Если начальство хреновое, то и менты бедные. А если служакам на закуску хватает, то, значит, и начальство у них строгое, служба требует: обеспечь тыщу рубликов и не меньше! Выборы скоро, пора методом всенародной складчины скрести бабло для поддержки нужного человека. Поэтому сержант Шинкарев и рядовой Павленко с особой бдительностью осматривали вверенную им территорию. Но пока впустую. Деревенские торговки уже сами себя «обилетили». Прилегающие к улице 8-го марта магазинчики тоже кому надо что надо уже отстегнули, так что наездам не подлежали. Пока. А подвыпивших, удобных для обшмона, что-то не наблюдалось. Рано, да и жара.
Вдруг Павленко заметил старуху, болезненно шатавшуюся возле секонд-хэнда, и пихнул приятеля в бок:
— Глянь, бабка прибалдела, что ли? Сержант лениво обернулся:
— Где? А-а... От жары небось. Давай, пошли отсюда.
— Может, скорую вызвать? — вяловато спросил Павленко.
— Ага, ты ей еще искусственное дыхание будешь делать, — заржал опытный Шинкарев. — Из рота в рот, да? Ну, вызовем скорую, так караулить придется до нее. Не люблю старух. Возни до черта, а в отчет не идут. Ни благодарности не дождешься, ни шмонать у них нечего.
Менты, деловито поигрывая дубинками и обсуждая свое, девичье, ушли по 8-го марта. Их ждали объекты, уклоняющиеся от святого дела — сбора средств на выборы.
Но главное: менты недолюбливали капризных, жадных и вечно на что-то жалующихся терпил-налогоплателыциков.
И те отвечали им полной взаимностью.
Полина Борисовна чувствовала, что вот-вот задохнется. Она из последних сил достала вторую таблетку. Проглотив ее с таким трудом, будто наждак глотала, она с отчаянием прислушалась к своему телу. Облегчение не приходило.
Виски сдавило еще сильнее, а в сердце точно шурупы вкручивали. Темная волна затопила мозг. Данилова покачнулась, пытаясь скрюченными пальцами за что-нибудь уцепиться, но не устояла и осела на асфальт. Теряя сознание, она увидела блеклое, сереющее небо, равнодушно отворачивающееся от нее.
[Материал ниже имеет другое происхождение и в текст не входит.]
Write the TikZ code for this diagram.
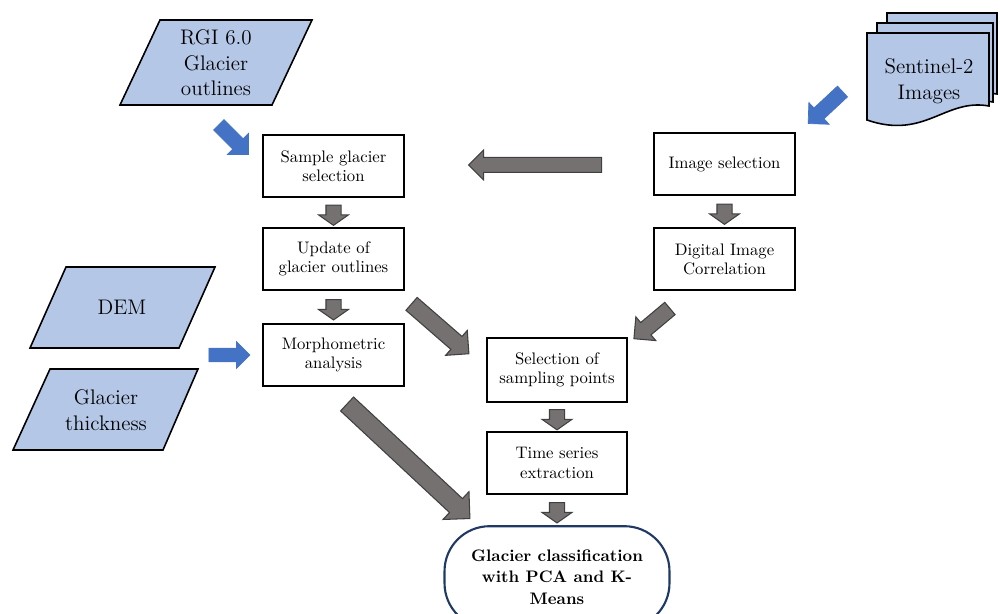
\documentclass[tikz,border=0pt]{standalone}
\usetikzlibrary{positioning,shapes.arrows}
\definecolor{inputblue}{HTML}{B4C7E7}
\definecolor{flowblue}{HTML}{4472C4}
\definecolor{arrowgray}{HTML}{767171}
\definecolor{arrowedge}{HTML}{404040}
\definecolor{resultnavy}{HTML}{1F3864}
\begin{document}
\begin{tikzpicture}[x=0.02cm,y=-0.02cm]

    % Define node styles
    \tikzstyle{process_block} = [draw, line width=1.2pt, fill=white, minimum width=2.82cm, minimum height=1.24cm, align=center, font=\fontsize{9.5}{11}\selectfont]
    \tikzstyle{input_shape} = [draw, line width=0.9pt, fill=inputblue]
    \tikzstyle{input_text} = [align=center, font=\fontsize{12}{14.5}\selectfont]
    \tikzstyle{result_block} = [draw=resultnavy, line width=1.2pt, rounded corners=0.9cm, minimum width=4.5cm, minimum height=2.04cm, align=center, font=\fontsize{9.5}{12.5}\selectfont\bfseries]
    \tikzstyle{gray_arrow} = [single arrow, draw=arrowedge, fill=arrowgray, line width=0.6pt, inner sep=0.14cm, single arrow head extend=0.15cm]
    \tikzstyle{small_arrow} = [gray_arrow, minimum height=0.4cm, single arrow tip angle=110]
    \tikzstyle{blue_arrow} = [single arrow, draw=flowblue, fill=flowblue, inner sep=0.14cm, single arrow head extend=0.15cm]

    \useasboundingbox (0,0) rectangle (1000,613);

    % Draw input shapes
    \draw [input_shape] (160,20) -- (312,20) -- (272,105) -- (120,105) -- cycle;
    \node [input_text] (rgi) at (216,63) {RGI 6.0\\ Glacier\\ outlines};

    \draw [input_shape] (66,267) -- (215,267) -- (179,348) -- (30,348) -- cycle;
    \node [input_text] (dem) at (122,307) {DEM};

    \draw [input_shape] (50,369) -- (198,369) -- (163,450) -- (13,450) -- cycle;
    \node [input_text] (thickness) at (106,410) {Glacier\\ thickness};

    \draw [input_shape] (887,13) -- (997,13) -- (997,94) .. controls (960,88) and (940,120) .. (887,108) -- cycle;
    \draw [input_shape] (877,23) -- (993,23) -- (993,102) .. controls (955,95) and (932,128) .. (877,115) -- cycle;
    \draw [input_shape] (867,33) -- (989,33) -- (989,106) .. controls (945,98) and (925,140) .. (867,120) -- cycle;
    \node [input_text] (sentinel) at (929,81) {Sentinel-2\\ Images};

    % Draw nodes
    \node [process_block] (sample) at (333.5,166) {Sample glacier\\ selection};
    \node [process_block, below=0.58cm of sample] (update) {Update of\\ glacier outlines};
    \node [process_block, below=0.64cm of update] (morpho) {Morphometric\\ analysis};
    \node [process_block] (image) at (724.5,164) {Image selection};
    \node [process_block, below=0.62cm of image] (dic) {Digital Image\\ Correlation};
    \node [process_block, minimum width=2.8cm, minimum height=1.28cm] (sampling) at (557,370) {Selection of\\ sampling points};
    \node [process_block, minimum width=2.8cm, below=0.56cm of sampling] (series) {Time series\\ extraction};
    \node [result_block, below=0.6cm of series] (classification) {Glacier classification\\ with PCA and K-\\ Means};

    % Draw arrows
    \node [blue_arrow, minimum height=0.84cm, rotate=-45] (rgi_arrow) at (231,137) {};
    \node [blue_arrow, minimum height=0.94cm, rotate=-137] (sentinel_arrow) at (828,105) {};
    \node [blue_arrow, minimum height=0.82cm, inner sep=0.13cm, single arrow head extend=0.13cm] (dem_arrow) at (226,355) {};

    \path (image.west) -- (sample.east) node [pos=0.46, gray_arrow, minimum height=2.66cm, rotate=180] (image_sample) {};
    \path (sample.south) -- (update.north) node [midway, small_arrow, rotate=-90] (sample_update) {};
    \path (update.south) -- (morpho.north) node [midway, small_arrow, rotate=-90] (update_morpho) {};
    \path (image.south) -- (dic.north) node [midway, small_arrow, rotate=-90] (image_dic) {};
    \path (sampling.south) -- (series.north) node [midway, small_arrow, rotate=-90] (sampling_series) {};
    \path (series.south) -- (classification.north) node [midway, small_arrow, rotate=-90] (series_classification) {};

    \node [gray_arrow, minimum height=1.52cm, inner sep=0.16cm, single arrow head extend=0.16cm, rotate=-41] (update_sampling) at (437,326) {};
    \node [gray_arrow, minimum height=0.94cm, inner sep=0.15cm, rotate=-140] (dic_sampling) at (655,321) {};
    \node [gray_arrow, minimum height=3.36cm, inner sep=0.18cm, single arrow head extend=0.19cm, rotate=-43] (morpho_classification) at (405,458) {};

\end{tikzpicture}
\end{document}
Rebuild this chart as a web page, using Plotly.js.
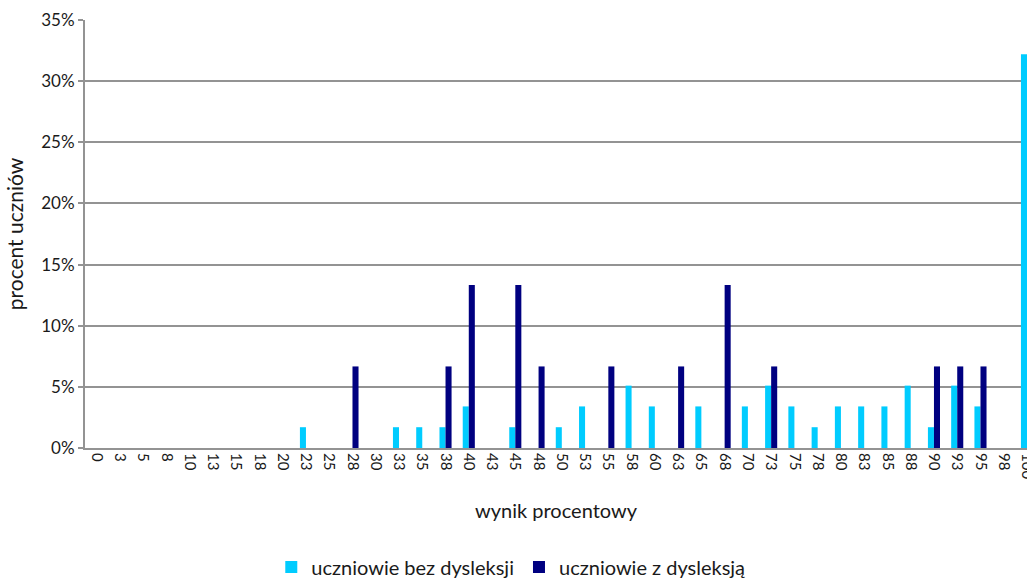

Затылок старухи хрустнул, ударившись о камень, и блаженное небытие наконец-то приняло ее в ласковые объятия.
Предсмертная исповедь
Для совестливого врача профессиональный опыт несет боли не меньше, чем сноровки. НиколайМихайлович Брылий, сухощавый, моложаво выглядевший, если бы не седые виски, знал это по себе. Еще вставляя в уши стетоскоп, и наклоняясь над старушкой, он сразу увидел: жить ей осталось всего ничего. Десятки подробностей — вывернутая шея, цвет сосудов на закатившихся глазах, пульс, испарина, оттенок кожи... — детали, не осознаваемых уже по отдельности, выдали и диагноз, и анамнез: болезнь плюс повреждение шеи при падении.
Окончательно все прояснила начатая аптечная облатка, зажатая в руке больной. Брылин уже не раз встречался с подобным: женщине стало плохо — жара, стресс — она приняла таблетку, но та оказалась фальшивой.